▶ Source code of charts:
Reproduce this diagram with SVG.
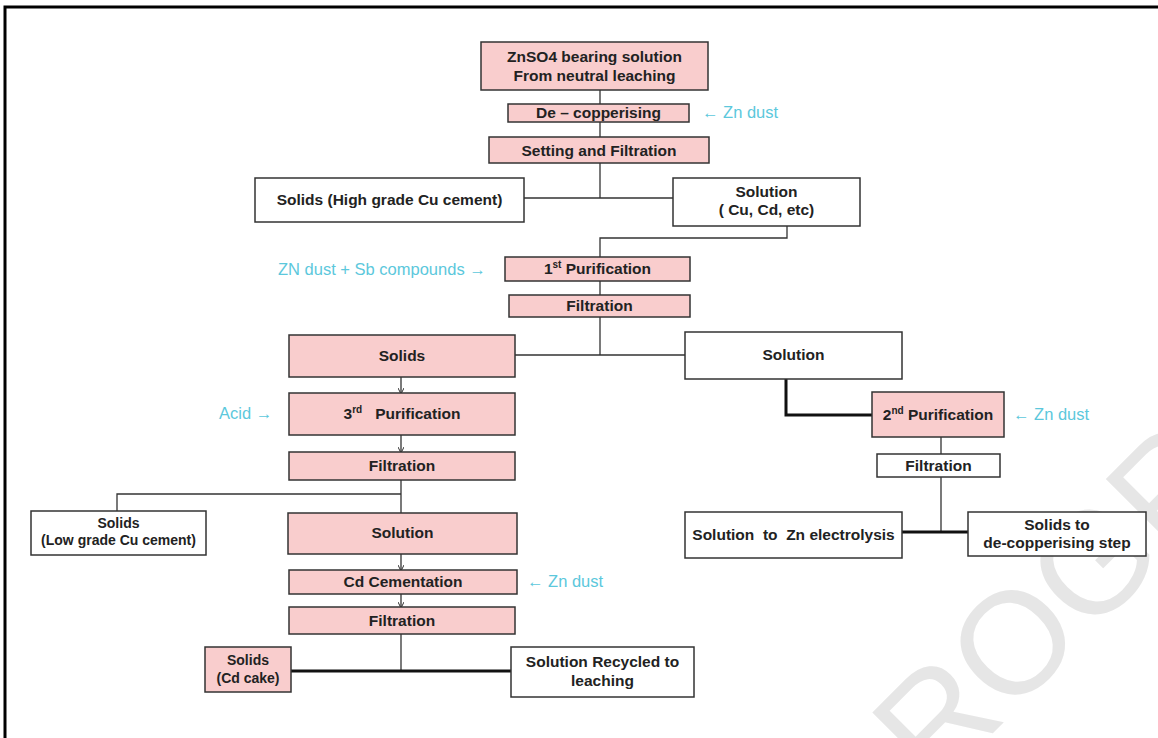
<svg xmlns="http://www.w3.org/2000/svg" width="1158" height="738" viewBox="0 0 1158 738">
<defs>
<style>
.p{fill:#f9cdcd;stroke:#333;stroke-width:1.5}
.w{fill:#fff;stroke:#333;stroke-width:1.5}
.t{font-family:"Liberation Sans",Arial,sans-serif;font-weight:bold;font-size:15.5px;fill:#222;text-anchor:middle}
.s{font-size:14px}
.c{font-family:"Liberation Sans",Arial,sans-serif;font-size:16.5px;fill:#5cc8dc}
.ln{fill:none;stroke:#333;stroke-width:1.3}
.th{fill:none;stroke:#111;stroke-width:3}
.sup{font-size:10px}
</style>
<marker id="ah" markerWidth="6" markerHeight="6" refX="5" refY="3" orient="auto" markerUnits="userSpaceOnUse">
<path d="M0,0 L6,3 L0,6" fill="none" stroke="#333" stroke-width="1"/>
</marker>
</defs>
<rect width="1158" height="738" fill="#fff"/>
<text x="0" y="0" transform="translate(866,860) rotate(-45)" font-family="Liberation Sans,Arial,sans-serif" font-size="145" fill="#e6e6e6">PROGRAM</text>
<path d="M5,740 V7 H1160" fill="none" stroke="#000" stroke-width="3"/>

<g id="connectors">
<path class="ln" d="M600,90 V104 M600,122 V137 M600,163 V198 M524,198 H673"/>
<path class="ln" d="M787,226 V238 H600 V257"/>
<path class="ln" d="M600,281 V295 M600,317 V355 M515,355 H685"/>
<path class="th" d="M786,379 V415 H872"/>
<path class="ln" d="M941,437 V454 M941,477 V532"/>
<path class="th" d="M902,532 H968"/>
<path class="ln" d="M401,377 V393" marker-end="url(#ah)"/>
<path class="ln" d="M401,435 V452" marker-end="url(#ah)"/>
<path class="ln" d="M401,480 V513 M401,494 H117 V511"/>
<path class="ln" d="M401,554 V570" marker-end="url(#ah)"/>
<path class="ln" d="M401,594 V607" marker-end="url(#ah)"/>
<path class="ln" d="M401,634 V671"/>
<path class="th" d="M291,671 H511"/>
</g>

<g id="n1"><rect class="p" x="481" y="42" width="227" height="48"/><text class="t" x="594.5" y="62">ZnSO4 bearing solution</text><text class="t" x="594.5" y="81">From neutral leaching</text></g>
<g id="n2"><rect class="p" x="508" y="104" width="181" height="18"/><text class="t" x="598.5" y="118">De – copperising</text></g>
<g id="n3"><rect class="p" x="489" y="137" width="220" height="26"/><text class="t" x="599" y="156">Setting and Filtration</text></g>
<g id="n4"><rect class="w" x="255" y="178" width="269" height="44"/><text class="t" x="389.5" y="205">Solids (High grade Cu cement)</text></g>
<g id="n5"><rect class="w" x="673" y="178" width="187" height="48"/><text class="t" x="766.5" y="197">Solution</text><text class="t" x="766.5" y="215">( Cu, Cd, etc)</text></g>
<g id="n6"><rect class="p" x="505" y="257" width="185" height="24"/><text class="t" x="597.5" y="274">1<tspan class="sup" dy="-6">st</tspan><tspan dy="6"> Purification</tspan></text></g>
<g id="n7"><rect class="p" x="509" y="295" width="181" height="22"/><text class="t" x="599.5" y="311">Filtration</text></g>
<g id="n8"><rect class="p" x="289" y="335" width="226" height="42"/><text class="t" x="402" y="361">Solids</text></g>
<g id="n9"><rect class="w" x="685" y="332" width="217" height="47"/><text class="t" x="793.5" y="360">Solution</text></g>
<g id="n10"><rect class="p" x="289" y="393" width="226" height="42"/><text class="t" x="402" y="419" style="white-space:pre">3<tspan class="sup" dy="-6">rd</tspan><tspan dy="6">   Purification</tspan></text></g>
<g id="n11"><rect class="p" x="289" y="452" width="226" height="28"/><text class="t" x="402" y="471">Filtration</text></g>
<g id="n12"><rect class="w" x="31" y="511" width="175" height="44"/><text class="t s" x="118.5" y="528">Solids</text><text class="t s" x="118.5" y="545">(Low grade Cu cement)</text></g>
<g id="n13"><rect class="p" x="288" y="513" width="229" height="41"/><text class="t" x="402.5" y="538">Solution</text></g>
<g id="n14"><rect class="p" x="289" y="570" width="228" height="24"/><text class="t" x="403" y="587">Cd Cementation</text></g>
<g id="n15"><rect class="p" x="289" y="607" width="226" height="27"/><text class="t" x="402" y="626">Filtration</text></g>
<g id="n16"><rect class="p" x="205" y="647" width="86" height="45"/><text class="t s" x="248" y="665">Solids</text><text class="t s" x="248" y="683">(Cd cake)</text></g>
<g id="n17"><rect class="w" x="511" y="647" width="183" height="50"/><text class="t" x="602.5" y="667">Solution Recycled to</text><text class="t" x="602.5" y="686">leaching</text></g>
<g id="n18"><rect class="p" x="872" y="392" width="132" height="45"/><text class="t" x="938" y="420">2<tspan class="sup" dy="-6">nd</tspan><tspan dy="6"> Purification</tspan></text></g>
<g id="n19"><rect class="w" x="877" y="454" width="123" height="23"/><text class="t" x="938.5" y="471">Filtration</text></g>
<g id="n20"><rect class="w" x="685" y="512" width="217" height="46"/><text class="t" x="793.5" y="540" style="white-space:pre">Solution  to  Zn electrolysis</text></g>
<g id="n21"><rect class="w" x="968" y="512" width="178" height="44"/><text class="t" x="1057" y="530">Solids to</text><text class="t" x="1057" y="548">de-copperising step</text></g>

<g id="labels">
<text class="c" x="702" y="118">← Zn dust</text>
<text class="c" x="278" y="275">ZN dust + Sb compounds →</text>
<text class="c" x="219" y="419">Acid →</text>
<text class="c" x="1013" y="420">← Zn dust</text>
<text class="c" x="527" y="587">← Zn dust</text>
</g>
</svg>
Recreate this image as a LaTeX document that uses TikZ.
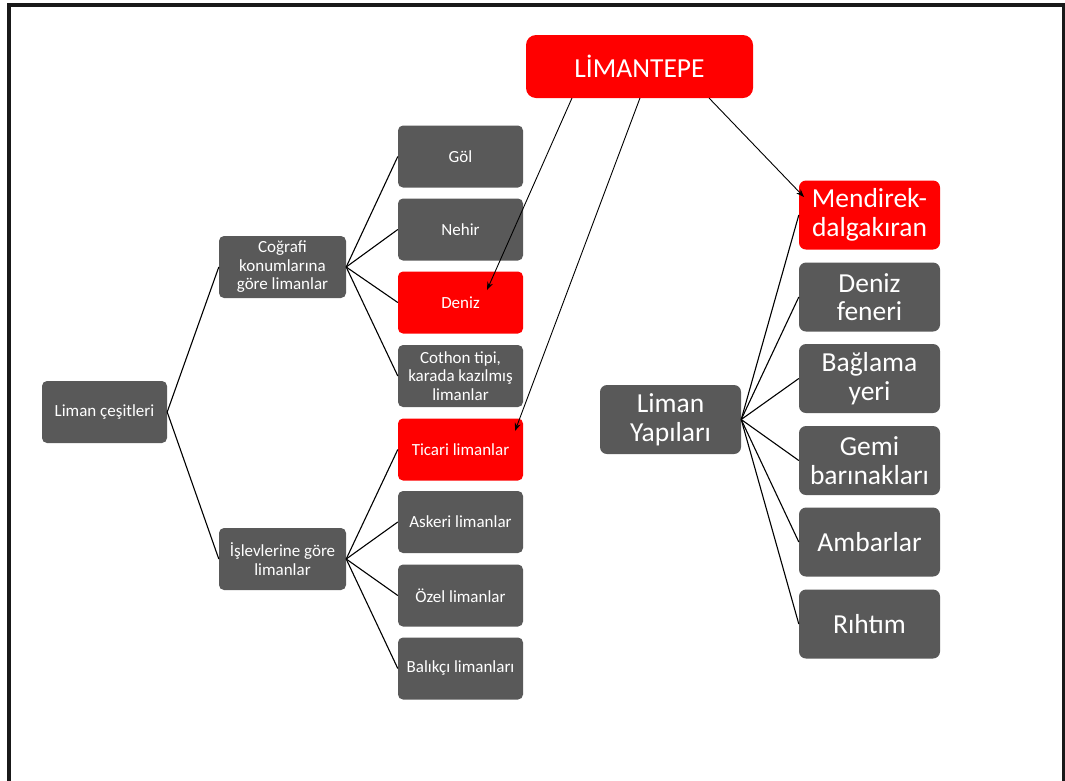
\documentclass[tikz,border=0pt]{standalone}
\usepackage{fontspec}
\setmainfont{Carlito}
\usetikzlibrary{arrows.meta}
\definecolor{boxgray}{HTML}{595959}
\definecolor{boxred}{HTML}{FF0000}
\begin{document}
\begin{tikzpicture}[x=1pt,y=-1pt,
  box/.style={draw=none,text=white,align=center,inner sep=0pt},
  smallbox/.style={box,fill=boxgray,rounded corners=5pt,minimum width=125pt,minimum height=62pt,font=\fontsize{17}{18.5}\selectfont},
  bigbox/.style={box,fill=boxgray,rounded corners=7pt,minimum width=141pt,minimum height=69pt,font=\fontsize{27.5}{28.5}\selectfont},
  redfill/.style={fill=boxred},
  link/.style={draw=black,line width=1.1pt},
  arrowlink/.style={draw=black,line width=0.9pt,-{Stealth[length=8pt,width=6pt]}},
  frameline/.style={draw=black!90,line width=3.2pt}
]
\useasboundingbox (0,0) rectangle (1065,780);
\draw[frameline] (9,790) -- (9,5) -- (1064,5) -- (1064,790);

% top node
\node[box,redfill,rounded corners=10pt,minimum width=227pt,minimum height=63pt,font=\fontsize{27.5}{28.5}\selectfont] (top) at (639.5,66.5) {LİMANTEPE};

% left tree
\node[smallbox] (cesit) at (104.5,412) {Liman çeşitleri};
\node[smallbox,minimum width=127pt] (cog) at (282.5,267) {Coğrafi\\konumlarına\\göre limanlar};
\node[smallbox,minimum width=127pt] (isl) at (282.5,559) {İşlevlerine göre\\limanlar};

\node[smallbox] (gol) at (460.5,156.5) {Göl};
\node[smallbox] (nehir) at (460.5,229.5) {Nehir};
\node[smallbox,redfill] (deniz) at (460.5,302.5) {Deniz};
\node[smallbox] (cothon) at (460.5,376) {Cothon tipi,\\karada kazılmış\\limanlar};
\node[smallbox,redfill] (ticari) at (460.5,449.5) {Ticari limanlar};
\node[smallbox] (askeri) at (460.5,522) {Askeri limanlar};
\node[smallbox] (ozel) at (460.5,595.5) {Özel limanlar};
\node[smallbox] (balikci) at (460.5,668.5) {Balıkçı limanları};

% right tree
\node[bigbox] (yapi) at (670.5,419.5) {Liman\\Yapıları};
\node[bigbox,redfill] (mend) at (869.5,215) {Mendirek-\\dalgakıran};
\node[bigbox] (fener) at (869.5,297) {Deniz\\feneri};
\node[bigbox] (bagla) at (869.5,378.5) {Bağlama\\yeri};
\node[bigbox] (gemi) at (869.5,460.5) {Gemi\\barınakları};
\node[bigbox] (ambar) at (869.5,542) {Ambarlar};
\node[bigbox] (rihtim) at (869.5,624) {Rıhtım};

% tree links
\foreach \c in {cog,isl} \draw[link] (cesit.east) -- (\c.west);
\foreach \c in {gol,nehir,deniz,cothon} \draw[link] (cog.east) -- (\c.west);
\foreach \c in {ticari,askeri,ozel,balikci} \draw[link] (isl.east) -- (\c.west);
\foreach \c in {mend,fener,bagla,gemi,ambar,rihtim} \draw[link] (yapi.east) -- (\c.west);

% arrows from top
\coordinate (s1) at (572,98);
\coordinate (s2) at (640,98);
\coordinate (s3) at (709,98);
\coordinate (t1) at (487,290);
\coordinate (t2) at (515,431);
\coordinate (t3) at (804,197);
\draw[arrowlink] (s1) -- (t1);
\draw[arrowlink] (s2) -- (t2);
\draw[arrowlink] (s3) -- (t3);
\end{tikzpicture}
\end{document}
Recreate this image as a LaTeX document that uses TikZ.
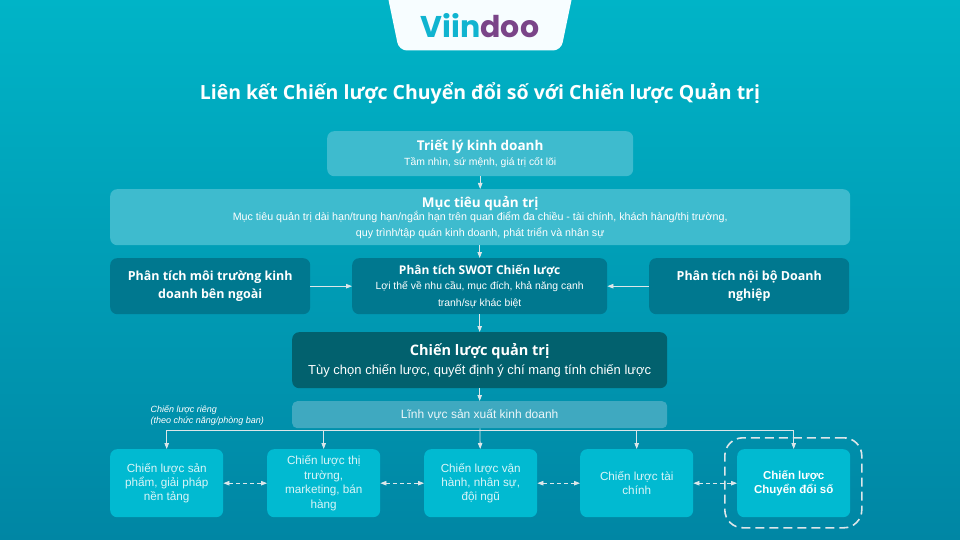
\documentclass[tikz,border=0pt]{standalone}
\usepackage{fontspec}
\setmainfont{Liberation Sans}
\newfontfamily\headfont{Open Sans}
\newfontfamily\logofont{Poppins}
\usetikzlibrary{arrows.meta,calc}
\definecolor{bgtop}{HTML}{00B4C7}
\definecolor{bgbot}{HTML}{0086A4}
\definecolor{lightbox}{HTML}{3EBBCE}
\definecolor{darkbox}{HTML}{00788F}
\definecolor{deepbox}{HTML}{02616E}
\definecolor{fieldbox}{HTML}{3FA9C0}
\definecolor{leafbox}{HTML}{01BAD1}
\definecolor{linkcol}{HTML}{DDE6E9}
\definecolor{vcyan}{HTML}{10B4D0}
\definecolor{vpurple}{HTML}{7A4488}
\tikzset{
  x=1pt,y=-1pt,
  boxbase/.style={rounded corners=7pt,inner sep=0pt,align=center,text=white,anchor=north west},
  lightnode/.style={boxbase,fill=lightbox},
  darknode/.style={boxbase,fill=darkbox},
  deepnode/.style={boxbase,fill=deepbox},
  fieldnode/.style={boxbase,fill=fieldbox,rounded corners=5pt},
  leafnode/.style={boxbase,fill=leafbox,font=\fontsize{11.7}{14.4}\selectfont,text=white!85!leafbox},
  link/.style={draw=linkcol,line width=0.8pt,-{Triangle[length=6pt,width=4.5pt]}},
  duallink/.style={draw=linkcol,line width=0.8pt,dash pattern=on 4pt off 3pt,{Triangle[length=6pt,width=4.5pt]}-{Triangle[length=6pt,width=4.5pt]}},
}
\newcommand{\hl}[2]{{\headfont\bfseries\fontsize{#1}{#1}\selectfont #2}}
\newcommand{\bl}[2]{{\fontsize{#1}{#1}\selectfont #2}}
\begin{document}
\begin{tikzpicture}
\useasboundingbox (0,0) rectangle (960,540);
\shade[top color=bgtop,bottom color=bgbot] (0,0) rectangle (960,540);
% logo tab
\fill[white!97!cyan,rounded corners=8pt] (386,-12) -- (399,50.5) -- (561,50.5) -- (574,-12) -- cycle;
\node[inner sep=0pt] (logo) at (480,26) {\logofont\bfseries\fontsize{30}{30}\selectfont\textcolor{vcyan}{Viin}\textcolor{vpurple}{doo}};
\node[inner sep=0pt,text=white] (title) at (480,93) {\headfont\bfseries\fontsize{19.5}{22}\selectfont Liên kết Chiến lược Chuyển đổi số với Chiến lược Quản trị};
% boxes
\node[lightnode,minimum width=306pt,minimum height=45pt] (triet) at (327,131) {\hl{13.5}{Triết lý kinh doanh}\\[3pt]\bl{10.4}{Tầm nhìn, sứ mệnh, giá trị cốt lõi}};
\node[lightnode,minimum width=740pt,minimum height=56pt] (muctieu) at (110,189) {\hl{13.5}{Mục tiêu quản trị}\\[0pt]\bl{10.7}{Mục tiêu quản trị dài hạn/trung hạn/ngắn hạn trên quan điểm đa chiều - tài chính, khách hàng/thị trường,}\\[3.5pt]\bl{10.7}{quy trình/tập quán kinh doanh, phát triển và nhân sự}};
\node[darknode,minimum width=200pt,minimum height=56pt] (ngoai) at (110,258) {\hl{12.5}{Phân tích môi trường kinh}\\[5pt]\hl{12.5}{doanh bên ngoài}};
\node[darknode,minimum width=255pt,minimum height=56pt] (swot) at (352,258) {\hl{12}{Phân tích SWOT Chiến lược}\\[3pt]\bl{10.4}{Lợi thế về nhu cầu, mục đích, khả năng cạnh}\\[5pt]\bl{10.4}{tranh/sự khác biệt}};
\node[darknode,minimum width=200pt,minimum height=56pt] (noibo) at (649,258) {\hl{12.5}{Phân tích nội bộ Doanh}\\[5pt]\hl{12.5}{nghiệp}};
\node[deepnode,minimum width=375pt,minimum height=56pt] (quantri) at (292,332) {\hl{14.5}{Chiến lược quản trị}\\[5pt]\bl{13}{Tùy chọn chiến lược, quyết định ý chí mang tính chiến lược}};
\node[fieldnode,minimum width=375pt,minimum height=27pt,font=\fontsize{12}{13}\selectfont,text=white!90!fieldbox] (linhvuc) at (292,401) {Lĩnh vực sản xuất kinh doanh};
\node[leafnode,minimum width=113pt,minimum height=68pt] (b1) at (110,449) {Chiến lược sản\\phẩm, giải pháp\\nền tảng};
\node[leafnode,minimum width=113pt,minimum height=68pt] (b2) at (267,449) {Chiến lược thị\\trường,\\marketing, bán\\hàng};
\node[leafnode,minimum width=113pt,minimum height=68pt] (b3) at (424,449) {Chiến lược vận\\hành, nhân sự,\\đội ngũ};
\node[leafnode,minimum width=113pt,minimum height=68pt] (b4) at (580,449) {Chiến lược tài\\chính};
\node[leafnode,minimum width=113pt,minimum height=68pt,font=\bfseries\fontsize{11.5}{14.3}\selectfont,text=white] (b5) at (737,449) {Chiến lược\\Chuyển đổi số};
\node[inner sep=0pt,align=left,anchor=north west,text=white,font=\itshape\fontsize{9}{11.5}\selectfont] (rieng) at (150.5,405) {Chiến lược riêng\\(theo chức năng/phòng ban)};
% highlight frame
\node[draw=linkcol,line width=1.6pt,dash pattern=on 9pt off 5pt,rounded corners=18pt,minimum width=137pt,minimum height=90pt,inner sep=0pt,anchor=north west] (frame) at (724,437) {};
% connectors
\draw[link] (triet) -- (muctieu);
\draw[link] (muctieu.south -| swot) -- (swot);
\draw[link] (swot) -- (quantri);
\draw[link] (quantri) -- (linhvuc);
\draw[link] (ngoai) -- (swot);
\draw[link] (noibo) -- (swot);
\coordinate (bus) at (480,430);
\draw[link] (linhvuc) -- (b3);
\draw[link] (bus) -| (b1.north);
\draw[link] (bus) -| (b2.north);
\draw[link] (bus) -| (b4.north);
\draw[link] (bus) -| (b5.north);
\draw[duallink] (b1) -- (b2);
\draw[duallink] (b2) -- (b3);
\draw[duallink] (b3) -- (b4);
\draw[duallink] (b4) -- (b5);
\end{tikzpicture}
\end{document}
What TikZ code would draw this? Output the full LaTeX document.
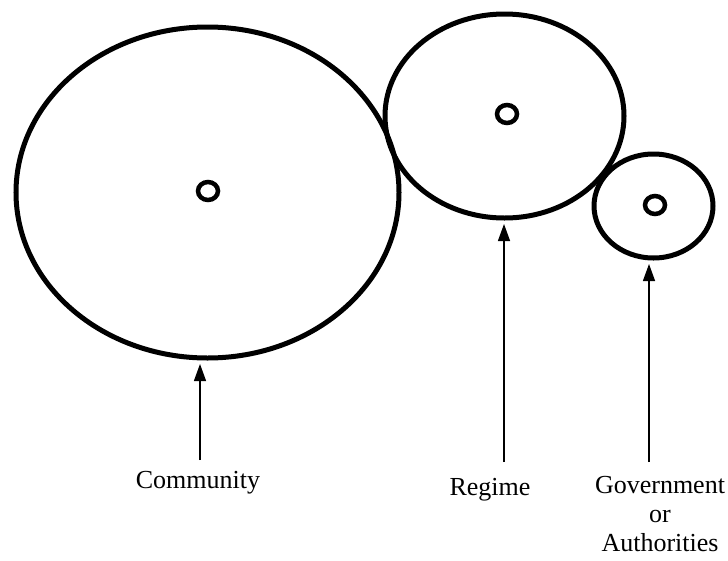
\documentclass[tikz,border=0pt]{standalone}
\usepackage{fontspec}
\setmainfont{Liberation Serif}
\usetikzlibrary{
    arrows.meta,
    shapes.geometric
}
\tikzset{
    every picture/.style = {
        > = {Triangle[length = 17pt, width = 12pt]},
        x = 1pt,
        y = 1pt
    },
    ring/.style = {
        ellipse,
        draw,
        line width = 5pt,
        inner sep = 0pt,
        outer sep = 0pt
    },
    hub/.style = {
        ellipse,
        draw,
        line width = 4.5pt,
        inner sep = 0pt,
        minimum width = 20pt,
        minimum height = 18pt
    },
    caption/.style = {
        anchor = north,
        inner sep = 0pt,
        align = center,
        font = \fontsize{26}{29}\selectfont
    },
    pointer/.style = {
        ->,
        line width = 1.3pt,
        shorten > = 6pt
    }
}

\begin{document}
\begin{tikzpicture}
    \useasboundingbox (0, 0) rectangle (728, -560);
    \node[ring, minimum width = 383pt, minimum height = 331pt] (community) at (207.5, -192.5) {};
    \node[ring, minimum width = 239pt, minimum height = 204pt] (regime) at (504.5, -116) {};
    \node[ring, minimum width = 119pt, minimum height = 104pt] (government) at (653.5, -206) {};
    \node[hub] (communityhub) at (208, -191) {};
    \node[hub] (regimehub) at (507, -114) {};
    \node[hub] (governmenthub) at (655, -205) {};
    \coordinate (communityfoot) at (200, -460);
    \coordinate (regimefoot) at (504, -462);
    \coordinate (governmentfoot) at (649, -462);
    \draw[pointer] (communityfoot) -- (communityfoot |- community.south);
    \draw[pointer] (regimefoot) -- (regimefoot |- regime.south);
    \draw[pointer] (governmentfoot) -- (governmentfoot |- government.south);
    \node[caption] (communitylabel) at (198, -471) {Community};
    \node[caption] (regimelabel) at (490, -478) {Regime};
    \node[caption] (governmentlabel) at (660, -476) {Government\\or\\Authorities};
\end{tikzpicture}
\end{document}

▶ Given problem:
Show, from the material above, each line that includes the string "this".

▶ Exercise output:
Reproduce this diagram with SVG.
Recreate this image as a LaTeX document that uses TikZ.
Recreate this image as a LaTeX document that uses TikZ.
What TikZ code would draw this? Output the full LaTeX document.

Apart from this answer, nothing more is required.